WHAT YOU NEED TO DO → For this exercise, repeat all of the material verbatim apart from its images.

RECORDED INFORMATION →

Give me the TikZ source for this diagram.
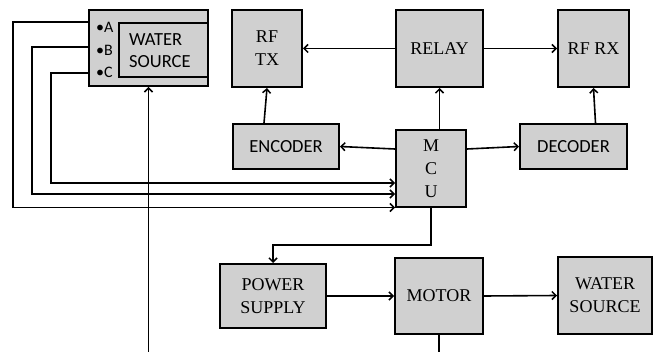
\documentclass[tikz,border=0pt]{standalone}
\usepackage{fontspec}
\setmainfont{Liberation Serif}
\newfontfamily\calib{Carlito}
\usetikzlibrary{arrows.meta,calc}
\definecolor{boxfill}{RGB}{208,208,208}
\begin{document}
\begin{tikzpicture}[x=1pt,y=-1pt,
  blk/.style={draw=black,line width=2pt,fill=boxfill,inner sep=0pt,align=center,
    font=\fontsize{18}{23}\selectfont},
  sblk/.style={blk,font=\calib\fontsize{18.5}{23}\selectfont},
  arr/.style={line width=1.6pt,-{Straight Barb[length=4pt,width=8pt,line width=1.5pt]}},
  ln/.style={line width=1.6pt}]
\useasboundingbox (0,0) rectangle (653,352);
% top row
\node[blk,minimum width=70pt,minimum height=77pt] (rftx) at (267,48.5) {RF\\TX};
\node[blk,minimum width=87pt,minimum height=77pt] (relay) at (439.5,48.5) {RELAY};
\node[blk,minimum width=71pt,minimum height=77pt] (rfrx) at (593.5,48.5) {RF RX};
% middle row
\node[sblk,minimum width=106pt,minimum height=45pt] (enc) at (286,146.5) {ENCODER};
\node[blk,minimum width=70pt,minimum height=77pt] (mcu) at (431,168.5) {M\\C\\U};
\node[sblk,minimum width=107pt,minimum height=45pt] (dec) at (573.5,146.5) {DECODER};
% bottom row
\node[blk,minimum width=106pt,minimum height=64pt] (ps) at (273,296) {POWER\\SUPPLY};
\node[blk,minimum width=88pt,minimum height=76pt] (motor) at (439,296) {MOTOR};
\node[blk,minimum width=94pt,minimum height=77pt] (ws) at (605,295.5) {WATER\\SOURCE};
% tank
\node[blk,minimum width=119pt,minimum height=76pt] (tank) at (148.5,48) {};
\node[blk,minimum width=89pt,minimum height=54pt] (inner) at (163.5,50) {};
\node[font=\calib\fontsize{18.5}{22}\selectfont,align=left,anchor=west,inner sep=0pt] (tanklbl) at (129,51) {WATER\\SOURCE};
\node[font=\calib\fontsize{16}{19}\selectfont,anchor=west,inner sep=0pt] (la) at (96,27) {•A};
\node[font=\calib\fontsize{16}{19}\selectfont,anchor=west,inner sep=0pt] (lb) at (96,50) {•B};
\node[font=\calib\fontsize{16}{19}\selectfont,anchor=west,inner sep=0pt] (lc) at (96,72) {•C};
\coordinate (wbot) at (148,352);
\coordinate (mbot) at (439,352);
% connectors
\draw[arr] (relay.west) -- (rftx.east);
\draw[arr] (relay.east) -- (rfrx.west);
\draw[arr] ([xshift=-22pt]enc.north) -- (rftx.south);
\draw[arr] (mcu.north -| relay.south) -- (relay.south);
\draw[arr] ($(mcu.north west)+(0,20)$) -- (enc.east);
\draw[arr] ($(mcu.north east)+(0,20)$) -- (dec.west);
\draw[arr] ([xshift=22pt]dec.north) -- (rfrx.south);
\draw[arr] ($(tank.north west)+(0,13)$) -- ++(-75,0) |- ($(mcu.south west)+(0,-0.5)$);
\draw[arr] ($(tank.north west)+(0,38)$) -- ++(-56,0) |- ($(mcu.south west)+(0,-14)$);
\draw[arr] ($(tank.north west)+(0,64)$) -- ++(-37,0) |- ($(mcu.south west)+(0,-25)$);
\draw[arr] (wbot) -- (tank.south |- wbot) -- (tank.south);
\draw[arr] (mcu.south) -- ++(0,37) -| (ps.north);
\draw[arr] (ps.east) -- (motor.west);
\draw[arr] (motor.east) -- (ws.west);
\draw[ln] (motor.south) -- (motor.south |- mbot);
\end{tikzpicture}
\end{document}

RESPONSE TO THIS EXERCISE →
Give me the TikZ source for this diagram.
\documentclass[tikz,border=0pt]{standalone}
\usepackage{fontspec}
\setmainfont{Liberation Serif}
\newfontfamily\calib{Carlito}
\usetikzlibrary{arrows.meta,calc}
\definecolor{boxfill}{RGB}{208,208,208}
\begin{document}
\begin{tikzpicture}[x=1pt,y=-1pt,
  blk/.style={draw=black,line width=2pt,fill=boxfill,inner sep=0pt,align=center,
    font=\fontsize{18}{23}\selectfont},
  sblk/.style={blk,font=\calib\fontsize{18.5}{23}\selectfont},
  arr/.style={line width=1.6pt,-{Straight Barb[length=4pt,width=8pt,line width=1.5pt]}},
  ln/.style={line width=1.6pt}]
\useasboundingbox (0,0) rectangle (653,352);
% top row
\node[blk,minimum width=70pt,minimum height=77pt] (rftx) at (267,48.5) {RF\\TX};
\node[blk,minimum width=87pt,minimum height=77pt] (relay) at (439.5,48.5) {RELAY};
\node[blk,minimum width=71pt,minimum height=77pt] (rfrx) at (593.5,48.5) {RF RX};
% middle row
\node[sblk,minimum width=106pt,minimum height=45pt] (enc) at (286,146.5) {ENCODER};
\node[blk,minimum width=70pt,minimum height=77pt] (mcu) at (431,168.5) {M\\C\\U};
\node[sblk,minimum width=107pt,minimum height=45pt] (dec) at (573.5,146.5) {DECODER};
% bottom row
\node[blk,minimum width=106pt,minimum height=64pt] (ps) at (273,296) {POWER\\SUPPLY};
\node[blk,minimum width=88pt,minimum height=76pt] (motor) at (439,296) {MOTOR};
\node[blk,minimum width=94pt,minimum height=77pt] (ws) at (605,295.5) {WATER\\SOURCE};
% tank
\node[blk,minimum width=119pt,minimum height=76pt] (tank) at (148.5,48) {};
\node[blk,minimum width=89pt,minimum height=54pt] (inner) at (163.5,50) {};
\node[font=\calib\fontsize{18.5}{22}\selectfont,align=left,anchor=west,inner sep=0pt] (tanklbl) at (129,51) {WATER\\SOURCE};
\node[font=\calib\fontsize{16}{19}\selectfont,anchor=west,inner sep=0pt] (la) at (96,27) {•A};
\node[font=\calib\fontsize{16}{19}\selectfont,anchor=west,inner sep=0pt] (lb) at (96,50) {•B};
\node[font=\calib\fontsize{16}{19}\selectfont,anchor=west,inner sep=0pt] (lc) at (96,72) {•C};
\coordinate (wbot) at (148,352);
\coordinate (mbot) at (439,352);
% connectors
\draw[arr] (relay.west) -- (rftx.east);
\draw[arr] (relay.east) -- (rfrx.west);
\draw[arr] ([xshift=-22pt]enc.north) -- (rftx.south);
\draw[arr] (mcu.north -| relay.south) -- (relay.south);
\draw[arr] ($(mcu.north west)+(0,20)$) -- (enc.east);
\draw[arr] ($(mcu.north east)+(0,20)$) -- (dec.west);
\draw[arr] ([xshift=22pt]dec.north) -- (rfrx.south);
\draw[arr] ($(tank.north west)+(0,13)$) -- ++(-75,0) |- ($(mcu.south west)+(0,-0.5)$);
\draw[arr] ($(tank.north west)+(0,38)$) -- ++(-56,0) |- ($(mcu.south west)+(0,-14)$);
\draw[arr] ($(tank.north west)+(0,64)$) -- ++(-37,0) |- ($(mcu.south west)+(0,-25)$);
\draw[arr] (wbot) -- (tank.south |- wbot) -- (tank.south);
\draw[arr] (mcu.south) -- ++(0,37) -| (ps.north);
\draw[arr] (ps.east) -- (motor.west);
\draw[arr] (motor.east) -- (ws.west);
\draw[ln] (motor.south) -- (motor.south |- mbot);
\end{tikzpicture}
\end{document}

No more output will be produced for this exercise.